The homes are now occupied, but most by squatters who broke in by smashing windows and doors, and others by 42 families handpicked by the Venezuelan embassy in Haiti, HGW says. The Venezuelan embassy in Haiti has not responded to interview requests by HGW following its report.
“The 128 houses sat empty for over a year while people argued who should be allowed to go into them and while hundreds of thousands of people are living in makeshift shelters. It’s a waste of resources,” said Milo Milfort, 24, a HGW journalist who took part in the investigation.
In July, the watchdog exposed alleged corruption in cash-for-work programmes, a scheme overseen by the United Nations, USAID (the U.S. government’s humanitarian aid agency), and foreign NGOs (non-governmental organisations) that provides jobs to Haitians, mainly clearing rubble. According to HGW’s investigation, based on interviews with 50 participants, some people in charge of hiring workers were offering jobs and spots on work lists in exchange for sex.
“Ten percent of women beneficiaries say ‘their friends’ had to give sexual favours to get a position, and 30 percent of the beneficiaries say they had to pay a kickback for their job,” the report says.
The HGW report includes as evidence a copy of a slide from a presentation by the U.N.’s development agency (UNDP) that says charity “Save the Children reported instances of sexual favours etc being demanded for spots on the list.”
In response to these accusations, CHF International, one NGO running cash-work-programmes in Haiti, said it would investigate whether the allegations were true.
“CHF is investigating the complaints made in the article and will act in partnership with the community and the authorities to remove any offenders from their positions. Our position is clear: even if only 1 percent of the allegations are true, that 1 percent is unacceptable. Any incidents at all of corruption or exploitation are unacceptable,” the NGO said in a July statement.
And in an audit of USAID’s Haiti cash-for-work programme, the U.S. international development agency’s Office of Inspector General last September said: “Not all implementing partners had sufficient controls to prevent corruption from taking place in the selection of beneficiaries hired to work on USAID cash-for-work projects.”
EDUCATION IS KEY
In a country with a tradition of repression against journalists, and where getting access to information and to government officials is difficult, investigative journalism is fraught with difficulties.

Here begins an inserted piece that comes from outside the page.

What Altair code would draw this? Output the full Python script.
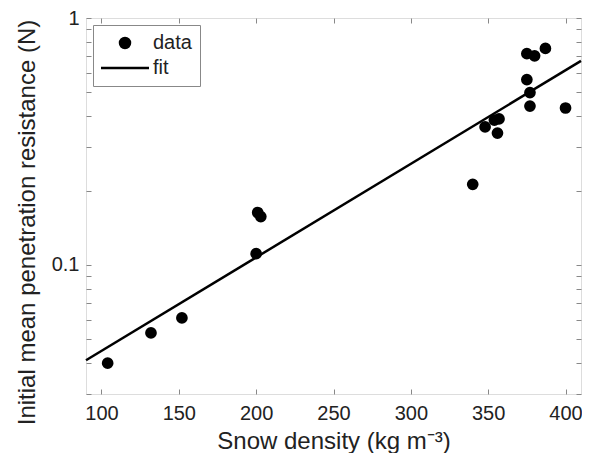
import altair as alt
import pandas as pd

# data
density = [104, 132, 152, 200, 201, 203, 340, 348, 354, 357, 356, 375, 380, 387, 375, 377, 377, 400]
resistance = [0.040, 0.053, 0.061, 0.111, 0.163, 0.157, 0.212, 0.362, 0.386, 0.390, 0.342,
              0.717, 0.703, 0.753, 0.563, 0.499, 0.440, 0.432]
fit_x = [90, 410]
fit_y = [0.0411, 0.67]

x_ticks = [100, 150, 200, 250, 300, 350, 400]
y_major = [0.1, 1]
y_all = [0.03, 0.04, 0.05, 0.06, 0.07, 0.08, 0.09, 0.1, 0.2, 0.3, 0.4, 0.5, 0.6, 0.7, 0.8, 0.9, 1]
series = ["data", "fit"]

pts = pd.DataFrame({"x": density, "y": resistance, "series": "data"})
fit = pd.DataFrame({"x": fit_x, "y": fit_y, "series": "fit"})

FONT = "Liberation Sans"
GRAY = "#888888"
TXT = "#222222"

xs = alt.Scale(domain=[90, 410], nice=False, zero=False)
ys = alt.Scale(type="log", domain=[0.03, 1], nice=False)
cscale = alt.Scale(domain=series, range=["black", "black"])

legend = alt.Legend(title=None, orient="top-left", offset=7, strokeColor=GRAY,
                    padding=8, labelFontSize=20, labelFont=FONT, labelColor=TXT,
                    symbolStrokeColor="black", symbolStrokeWidth=2.5, rowPadding=5,
                    symbolOffset=14, labelOffset=18)

tick_axis = dict(labels=False, title=None, domain=False, grid=False, ticks=True,
                 tickSize=5, tickColor=GRAY, offset=-5)

points = alt.Chart(pts).mark_point(filled=True, stroke="black", strokeWidth=2.5, opacity=1, size=85).encode(
    x=alt.X("x:Q", scale=xs, axis=alt.Axis(orient="bottom", values=x_ticks, ticks=False, domain=False,
                                          grid=False, labelFontSize=20, labelFont=FONT, labelColor=TXT,
                                          labelPadding=9, title="Snow density (kg m⁻³)", titleFontSize=24,
                                          titleFont=FONT, titleColor=TXT, titleFontWeight="normal",
                                          titlePadding=6)),
    y=alt.Y("y:Q", scale=ys, axis=alt.Axis(orient="left", values=y_major, format="~g", ticks=False,
                                          domain=False, grid=False, labelFontSize=20, labelFont=FONT,
                                          labelColor=TXT, labelPadding=7,
                                          title="Initial mean penetration resistance (N)",
                                          titleFontSize=24, titleFont=FONT, titleColor=TXT,
                                          titleFontWeight="normal", titlePadding=12, titleY=204)),
    color=alt.Color("series:N", scale=cscale, legend=legend),
    shape=alt.Shape("series:N", scale=alt.Scale(domain=series, range=["circle", "M-4.8,0H4.8"]),
                    legend=legend),
)

line = alt.Chart(fit).mark_line(strokeWidth=2.5).encode(
    x=alt.X("x:Q", scale=xs, axis=alt.Axis(orient="top", values=x_ticks, **tick_axis)),
    y=alt.Y("y:Q", scale=ys, axis=alt.Axis(orient="right", values=y_all, **tick_axis)),
    color=alt.Color("series:N", scale=cscale, legend=legend),
)

ghost = alt.Chart(fit).mark_line(opacity=0).encode(
    x=alt.X("x:Q", scale=xs, axis=alt.Axis(orient="bottom", values=x_ticks, **tick_axis)),
    y=alt.Y("y:Q", scale=ys, axis=alt.Axis(orient="left", values=y_all, **tick_axis)),
    color=alt.Color("series:N", scale=cscale, legend=legend),
)

chart = alt.layer(line, points, ghost).resolve_axis(x="independent", y="independent").properties(
    width=495, height=376, autosize=alt.AutoSizeParams(type="none"),
    padding={"left": 78, "top": 10, "right": 1, "bottom": 59},
).configure_view(stroke=GRAY, strokeWidth=1.2).configure(background="white")

chart.save("out.html", embed_options={"renderer": "svg", "actions": False})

“There’s little tradition of accountability or transparency here. There are no open records laws and in general, especially post-earthquake, since so many records were destroyed during the disaster. Government and NGO officials usually don't feel they have to give interviews, talk about budgets, or even share information,” Regan said.
Regan teaches the only investigative journalism course in the country, at the State University of Haiti. So far about 40 students have completed the course and lessons take place in a makeshift classroom with no electricity.
“Haiti needs its own journalists to dig deeper, to ask the probing questions, to hold leaders accountable, to increase citizen participation,” Regan said. “I want to help my colleagues gather and consolidate the skills, and the confidence, that will permit them to do that. Covering a million press conferences and reworking press releases just won't do the trick.”
Many local journalists earn less than the minimum factory wage of $750 a month, and few own computers or have access to the internet outside work, says Regan.
To help journalists do their job, HGW pays for telephone cards, transportation, and provides a small stipend. Regan runs a barebones operation, with cassettes and sound files for radio often sent on the back of a motorcycle or with a bus driver to the radio station.
As well as its investigation on the cash-for-work programmes, the watchdog in November reported on a $2.5-million project backed by the European Union to provide clean water to poor neighborhoods in the capital. Five years on since its inception, and despite available funds, the project has not been completed, HGW says.
In another report, HGW criticises a new $225-million industrial park in northern Haiti – backed by the U.S. government and Inter-American Development Bank – which aims to provide over 20,000 jobs in textiles and kick-start the local economy when it opens next year.
HGW says the park is being built on a key watershed and ecological area, near forests and the country's longest coral reef. The watchdog says the industrial park could harm fragile ecosystems and pollute the nearby river with factory waste. The report also says workers could be paid sweatshop wages, between $3.75 a day to $5 a day – Haiti’s minimum daily wage.
However, some say life in Haiti is set to improve, citing signs that the pace of recovery will pick up and that decisions will be made quicker following this year’s formation of a government under President Michel Martelly.
“This government is much more engaged. There is a much more positive and hopeful atmosphere,” said Tom Adams, U.S. special coordinator for Haiti.